The Supreme Court also ruled this year on the question of "faithless" electors, like the one in 2016 who voted for Bernie Sanders rather than Hillary Clinton. The court settled that issue, said Adav Noti, senior director for trial litigation at the Campaign Legal Center. A duly chosen elector must vote for the candidate who wins the popular vote, Noti said.
"If they don't do that, they're automatically replaced by someone else," Noti said. "There's no room for deviation."
The one grey area is if there's an "election failure." This would be if a vote is so close that even after counting and recounting there is no certainty about who won. That's never happened in a presidential election before, but it is what the president is suggesting — without evidence — will happen this year.
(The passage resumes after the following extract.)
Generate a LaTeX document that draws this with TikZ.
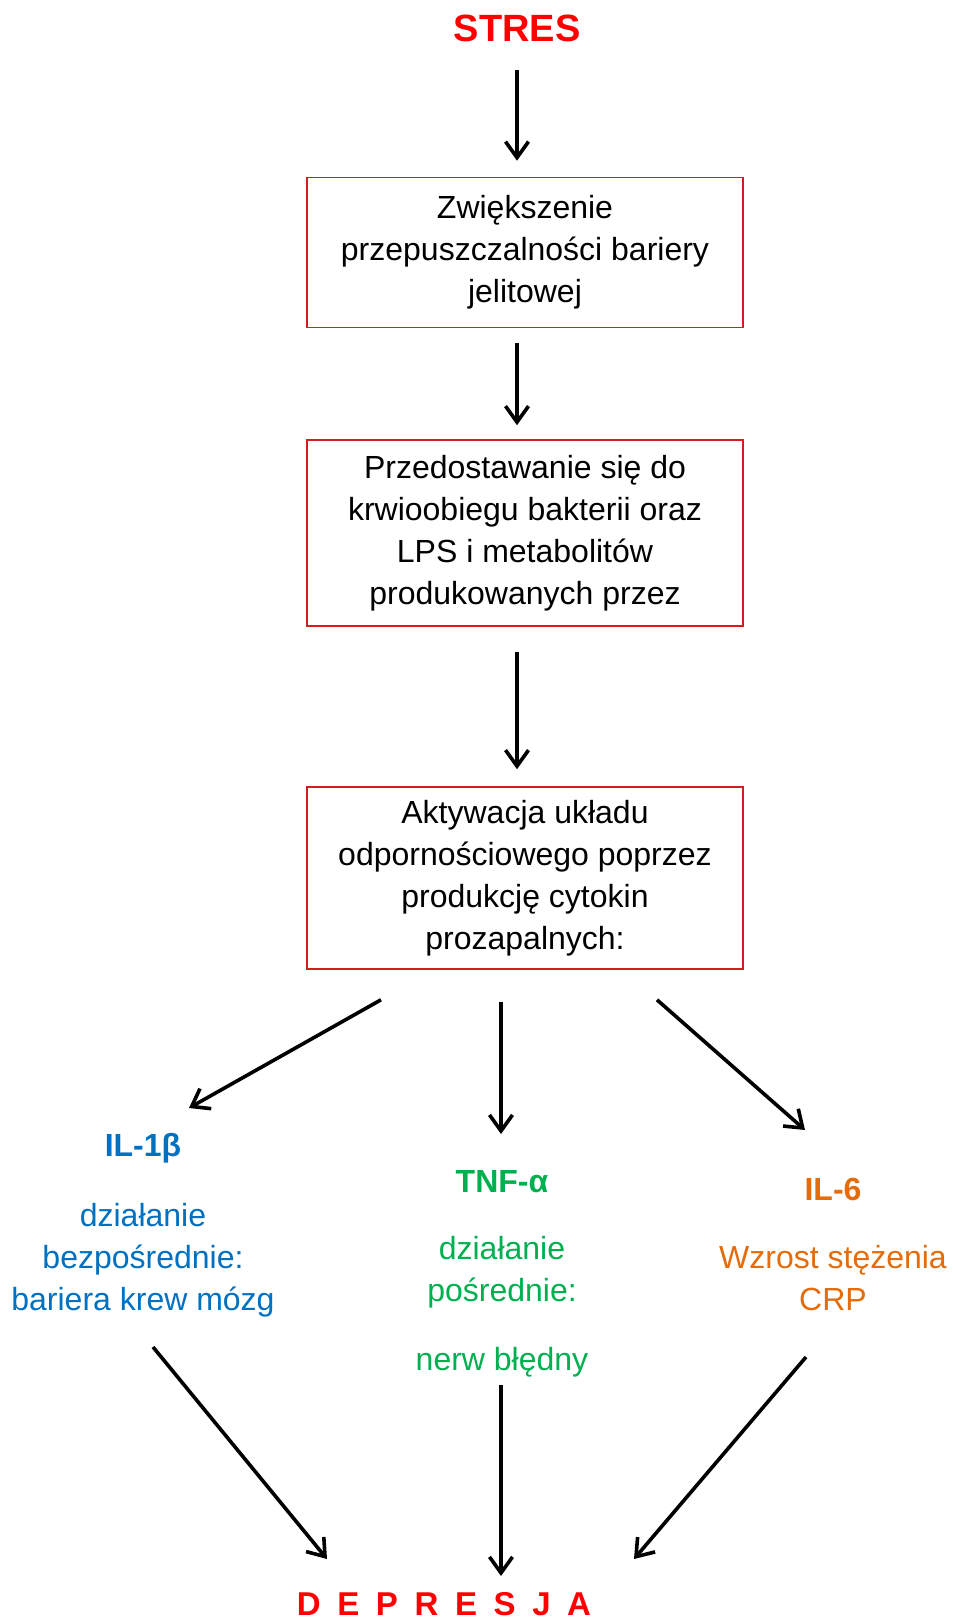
\documentclass[tikz,border=0pt]{standalone}
\usepackage{fontspec}
\setmainfont{Liberation Sans}
\usetikzlibrary{arrows.meta,calc,positioning}
\definecolor{stresred}{RGB}{255,0,0}
\definecolor{boxred}{RGB}{210,30,30}
\definecolor{ilblue}{RGB}{0,112,192}
\definecolor{tnfgreen}{RGB}{0,176,80}
\definecolor{ilorange}{RGB}{228,108,10}
\tikzstyle{block} = [rectangle, draw=boxred, line width=0.8pt, text centered, align=center, minimum width=218pt, minimum height=75pt, inner sep=0pt, font=\fontsize{16}{21}\selectfont]
\tikzstyle{lbl} = [align=center, inner sep=0pt, font=\fontsize{16}{21}\selectfont]
\tikzstyle{head} = [lbl, font=\fontsize{16}{21}\selectfont\bfseries]
\tikzstyle{arr} = [-{Straight Barb[length=8pt,width=11.5pt]}, line width=1.8pt]

\begin{document}
\begin{tikzpicture}[x=0.5pt, y=-0.5pt]
    \useasboundingbox (0,0) rectangle (952,1620);
    \node[lbl, text=stresred, font=\fontsize{19}{23}\selectfont\bfseries] (stres) at (517,28) {STRES};
    \node[block] (bar) at (525,252.5) {Zwiększenie\\przepuszczalności bariery\\jelitowej};
    \node[block, minimum height=93pt] (blood) at (525,533) {Przedostawanie się do\\krwioobiegu bakterii oraz\\LPS i metabolitów\\produkowanych przez};
    \node[block, minimum height=91pt] (immune) at (525,878) {Aktywacja układu\\odpornościowego poprzez\\produkcję cytokin\\prozapalnych:};

    \node[head, text=ilblue] (ilb) at (143,1148) {IL-1β};
    \node[lbl, text=ilblue] (ilbtxt) at (143,1260) {działanie\\bezpośrednie:\\bariera krew mózg};
    \node[head, text=tnfgreen] (tnf) at (502,1182) {TNF-α};
    \node[lbl, text=tnfgreen] (tnftxt) at (502,1272) {działanie\\pośrednie:};
    \node[lbl, text=tnfgreen] (nerw) at (502,1362) {nerw błędny};
    \node[head, text=ilorange] (ilsix) at (833,1189) {IL-6};
    \node[lbl, text=ilorange] (ilsixtxt) at (833,1278) {Wzrost stężenia\\CRP};

    \node[lbl, text=stresred, font=\fontsize{16.5}{20}\selectfont\bfseries] (dep) at (444,1604) {D\hspace{8.3pt}E\hspace{8.3pt}P\hspace{8.3pt}R\hspace{8.3pt}E\hspace{8.3pt}S\hspace{8.3pt}J\hspace{8.3pt}A};

    \draw[arr] ($(stres.center)+(0,42)$) -- ($(bar.north)+(-8,-16)$);
    \draw[arr] ($(bar.south)+(-8,15)$) -- ($(blood.north)+(-8,-14)$);
    \draw[arr] ($(blood.south)+(-8,25)$) -- ($(immune.north)+(-8,-17)$);

    \draw[arr] ($(immune.south)+(-144,30)$) -- ($(ilb.center)+(46,-40)$);
    \draw[arr] ($(immune.south)+(-24,32)$) -- ($(tnf.center)+(-1,-48)$);
    \draw[arr] ($(immune.south)+(132,30)$) -- ($(ilsix.center)+(-28,-59)$);

    \draw[arr] ($(ilbtxt.center)+(10,87)$) -- ($(dep.center)+(-117,-45)$);
    \draw[arr] ($(nerw.center)+(-1,23)$) -- ($(dep.center)+(57,-28)$);
    \draw[arr] ($(ilsixtxt.center)+(-27,79)$) -- ($(dep.center)+(190,-45)$);
\end{tikzpicture}
\end{document}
"Absent a true election failure — something the country has not experienced in modern history — federal law requires states to appoint electors," the task force says. "A state legislature's attempt to override the will of voters would also violate fundamental democratic norms, jeopardize the state's entitlement to ensure that Congress defers to its chosen slate of electors, and raise significant constitutional concerns."
Over at The Washington Post, Election Dissection contributor Edward B. Foley expressed less confidence that one of the swing-state legislatures controlled by Republicans may not at least try to go rogue this year. He spelled out how GOP lawmakers, spurred on by the president and his supporters, could invoke their power to select their own Electoral College slates. They would argue that voters "failed to make a choice," even after state election officials finish their counts, recounts, audits and certifications of the vote. Foley goes through, step by step, how governors and legislatures may clash if this were to happen, and how it might play out in Congress.
"Chaos would ensue," Foley wrote. "No patriotic American should wish this kind of disruptive nightmare on the country. Republican leaders — in particular, Republican senators — must puncture this trial balloon, quickly and decisively, and let the people, not state legislatures, decide who will be their next president."